Now, lets enter US law: American with Disabilities Act. Target is currently being sued for NOT complying with this federal law. I can understand why businesses would be required for this, but where will the net-boundaries stop?
For example, I have a US corp. I hire an offshore datacenter to handle web processing. Is my website have the compulsory ADA lawss upon it, or do they not apply due to international boundaries? Yipe.
I hadn't read the article yet, and just the summary, and as soon as they said 'hidden fields' that are attractive to spambots, I thought "Why not hide the fields from the spambot instead?"
It's easy, you just have the javascript create all or part of the form. Or modify the form in some way. It would happen before the user even sees the form, and the spambot would have to implement a javascript parser to get it. (Or a parser, that's unique to your site.)
I would think AJAX would be a huge hamper to them as well.
"If you make people think they're thinking, they'll love you; But if you really make them think, they'll hate you." - DM
Private Key encrypt the randomized field names and have a hidden Public Key field. That way, the fields foo, bar, and abacab have no sense of meaning to the bots, but will decrypt to subject, body, and spammer catcher.
I actualy like the ones like that.
instead of obfuscated images, just put in plain text questions.
What is 2+2?
What is the 3rd word in this sentance?
What is the name of my blog?
All of these can be answered by some one using a screen reader, and take less time then figguring out a captch. Sure it does not stop manual spamming, but what does?

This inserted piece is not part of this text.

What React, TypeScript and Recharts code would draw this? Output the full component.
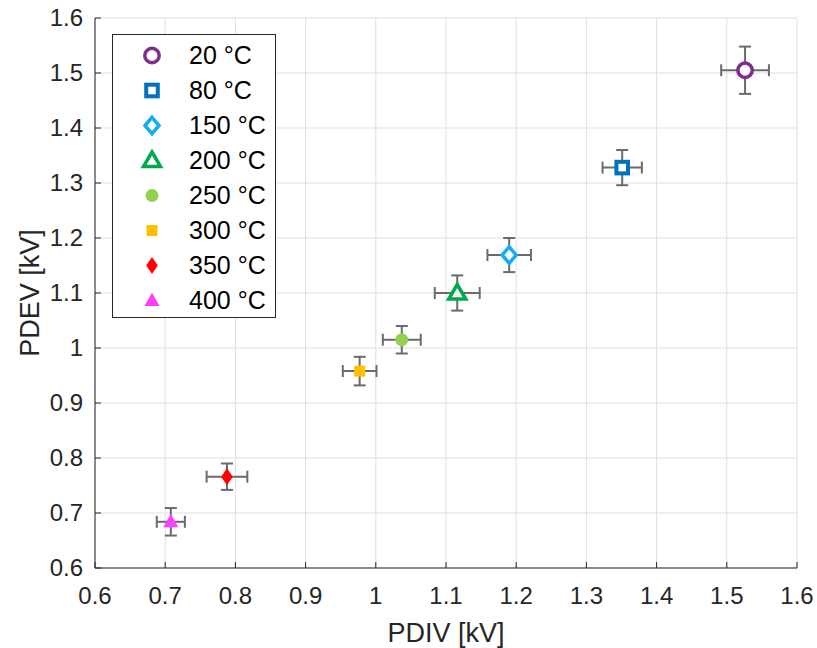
import React from 'react';
import {
  ScatterChart,
  Scatter,
  XAxis,
  YAxis,
  CartesianGrid,
  ErrorBar,
  Legend
} from 'recharts';

const temperatures = ['20 °C', '80 °C', '150 °C', '200 °C', '250 °C', '300 °C', '350 °C', '400 °C'];
const pdiv = [1.526, 1.351, 1.19, 1.116, 1.037, 0.977, 0.788, 0.708];
const pdev = [1.505, 1.328, 1.169, 1.1, 1.015, 0.958, 0.766, 0.684];
const pdivErr = [0.034, 0.028, 0.031, 0.032, 0.027, 0.024, 0.029, 0.02];
const pdevErr = [0.043, 0.032, 0.031, 0.032, 0.025, 0.026, 0.024, 0.025];
const colors = ['#7E2F8E', '#0072BD', '#12AEEF', '#00A84F', '#92D050', '#FFC000', '#FF0000', '#FF40FF'];
const markers = ['circle', 'square', 'diamond', 'triangle', 'circle', 'square', 'diamond', 'triangle'];
const hollow = [true, true, true, true, false, false, false, false];
const axisTicks = [0.6, 0.7, 0.8, 0.9, 1, 1.1, 1.2, 1.3, 1.4, 1.5, 1.6];

const rows = temperatures.map((t, i) => ({
  name: t,
  i,
  x: pdiv[i],
  y: pdev[i],
  ex: pdivErr[i],
  ey: pdevErr[i]
}));

const FONT = '"Liberation Sans", Arial, sans-serif';
const AXIS = '#262626';

function drawMarker(i: number, cx: number, cy: number) {
  const color = colors[i];
  const open = hollow[i];
  const kind = markers[i];
  const fill = open ? '#ffffff' : color;
  const sw = open ? 3.5 : 0;
  if (kind === 'circle') {
    return <circle cx={cx} cy={cy} r={open ? 7.2 : 6.5} fill={fill} stroke={color} strokeWidth={sw} />;
  }
  if (kind === 'square') {
    const h = open ? 5.8 : 5.5;
    return <rect x={cx - h} y={cy - h} width={h * 2} height={h * 2} fill={fill} stroke={color} strokeWidth={open ? 4 : 0} />;
  }
  if (kind === 'diamond') {
    const w = open ? 7 : 5.8;
    const h = open ? 8.2 : 8.5;
    const pts = `${cx},${cy - h} ${cx + w},${cy} ${cx},${cy + h} ${cx - w},${cy}`;
    return <polygon points={pts} fill={fill} stroke={color} strokeWidth={sw} />;
  }
  const w = open ? 8.5 : 7.5;
  const top = open ? 8.5 : 8;
  const bot = open ? 6 : 5.5;
  const pts = `${cx},${cy - top} ${cx + w},${cy + bot} ${cx - w},${cy + bot}`;
  return <polygon points={pts} fill={fill} stroke={color} strokeWidth={sw} strokeLinejoin="miter" />;
}

const fmt = (v: number) => String(v);

// inward tick marks drawn together with the labels
const XTick = (props: any) => {
  const { x, y, payload } = props;
  return (
    <g>
      <line x1={x} x2={x} y1={y - 19} y2={y - 25} stroke={AXIS} />
      <text x={x} y={y} dy="0.71em" textAnchor="middle" fill={AXIS} fontSize={24} fontFamily={FONT}>
        {fmt(payload.value)}
      </text>
    </g>
  );
};

const YTick = (props: any) => {
  const { x, y, payload } = props;
  return (
    <g>
      <line x1={x + 12} x2={x + 18} y1={y} y2={y} stroke={AXIS} />
      <text x={x} y={y} dy="0.35em" textAnchor="end" fill={AXIS} fontSize={24} fontFamily={FONT}>
        {fmt(payload.value)}
      </text>
    </g>
  );
};

const XLabel = (props: any) => {
  const vb = props.viewBox;
  return (
    <text x={vb.x + vb.width / 2} y={vb.y + vb.height - 6.5} textAnchor="middle" fill={AXIS} fontSize={27} fontFamily={FONT}>
      PDIV [kV]
    </text>
  );
};

const YLabel = (props: any) => {
  const vb = props.viewBox;
  const cx = vb.x + 15;
  const cy = vb.y + vb.height / 2;
  return (
    <text x={cx} y={cy} dy="0.35em" textAnchor="middle" transform={`rotate(-90, ${cx}, ${cy})`} fill={AXIS} fontSize={27} fontFamily={FONT}>
      PDEV [kV]
    </text>
  );
};

const LegendBox = () => (
  <div
    style={{
      border: `1px solid ${AXIS}`,
      background: '#ffffff',
      boxSizing: 'border-box',
      width: 164,
      height: 284,
      paddingTop: 2.5,
      fontFamily: FONT,
      fontSize: 25,
      color: '#000000'
    }}
  >
    {temperatures.map((t, i) => (
      <div key={t} style={{ display: 'flex', alignItems: 'center', height: 35 }}>
        <svg width={76} height={35} style={{ display: 'block' }}>
          {drawMarker(i, 39, 17.5)}
        </svg>
        <span style={{ lineHeight: '35px' }}>{t}</span>
      </div>
    ))}
  </div>
);

const App: React.FC = () => {
  return (
    <div style={{ position: 'absolute', left: 0, top: 0, width: 817, height: 648, background: '#ffffff' }}>
      <ScatterChart width={817} height={648} margin={{ top: 18, right: 20, left: 15, bottom: 0 }}>
        <CartesianGrid stroke="#dfdfdf" />
        <XAxis
          type="number"
          dataKey="x"
          domain={[0.6, 1.6]}
          ticks={axisTicks}
          interval={0}
          height={80}
          tickSize={0}
          tickMargin={19}
          axisLine={{ stroke: AXIS }}
          tick={<XTick />}
          label={{ content: <XLabel /> }}
        />
        <YAxis
          type="number"
          dataKey="y"
          domain={[0.6, 1.6]}
          ticks={axisTicks}
          interval={0}
          width={80}
          tickSize={0}
          tickMargin={12}
          axisLine={{ stroke: AXIS }}
          tick={<YTick />}
          label={{ content: <YLabel /> }}
        />
        <XAxis
          xAxisId="top"
          orientation="top"
          type="number"
          dataKey="x"
          domain={[0.6, 1.6]}
          ticks={axisTicks}
          height={0}
          mirror
          tick={false}
          tickSize={6}
          axisLine={{ stroke: AXIS }}
          tickLine={{ stroke: AXIS }}
        />
        <YAxis
          yAxisId="right"
          orientation="right"
          type="number"
          dataKey="y"
          domain={[0.6, 1.6]}
          ticks={axisTicks}
          width={0}
          mirror
          tick={false}
          tickSize={6}
          axisLine={{ stroke: AXIS }}
          tickLine={{ stroke: AXIS }}
        />
        <Scatter
          data={rows}
          isAnimationActive={false}
          shape={(p: any) => drawMarker(p.payload.i, p.cx, p.cy)}
        />
        <Scatter data={rows} isAnimationActive={false} shape={() => <g />}>
          <ErrorBar dataKey="ex" direction="x" width={6} stroke="#6b6b6b" strokeWidth={2} isAnimationActive={false} />
          <ErrorBar dataKey="ey" direction="y" width={6} stroke="#6b6b6b" strokeWidth={2} isAnimationActive={false} />
        </Scatter>
        <Legend
          layout="horizontal"
          verticalAlign="middle"
          align="center"
          wrapperStyle={{ left: 112, top: 34, width: 164, height: 284 }}
          content={() => <LegendBox />}
        />
      </ScatterChart>
    </div>
  );
};

export default App;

Do Or Do Not, There Is No Spoon, There Is Only Zuul. Everything in the above post is probably opinion.
Many that I've seen recently actually have an audio key to listen too if you can't read the image.
Good. Cheap. Fast. Pick Two.
My Method is to just disallow posting of html. I have a simple blog, and if they try to do anything like post too many HREFs or or something, then I just deny the post. That seemed to work for the most part. The bots usually tried to post URLs on my site, so if they posted something like with < and >. They also try posting [link]...[/link] which also doesn't work on my blog, so I just display an error message and let the user fix it. You can still post straight URLs, but that's not too good for spammers, because they usually want a link. I also stop people from trying to post more than 5 URLs in a single post, since I noticed the bots like to do that. I recently upgraded by blog to use AJAX to submit the comments. Adds an extra layer of protection against the bots, but I really haven't needed any since I added in the filters mentioned above.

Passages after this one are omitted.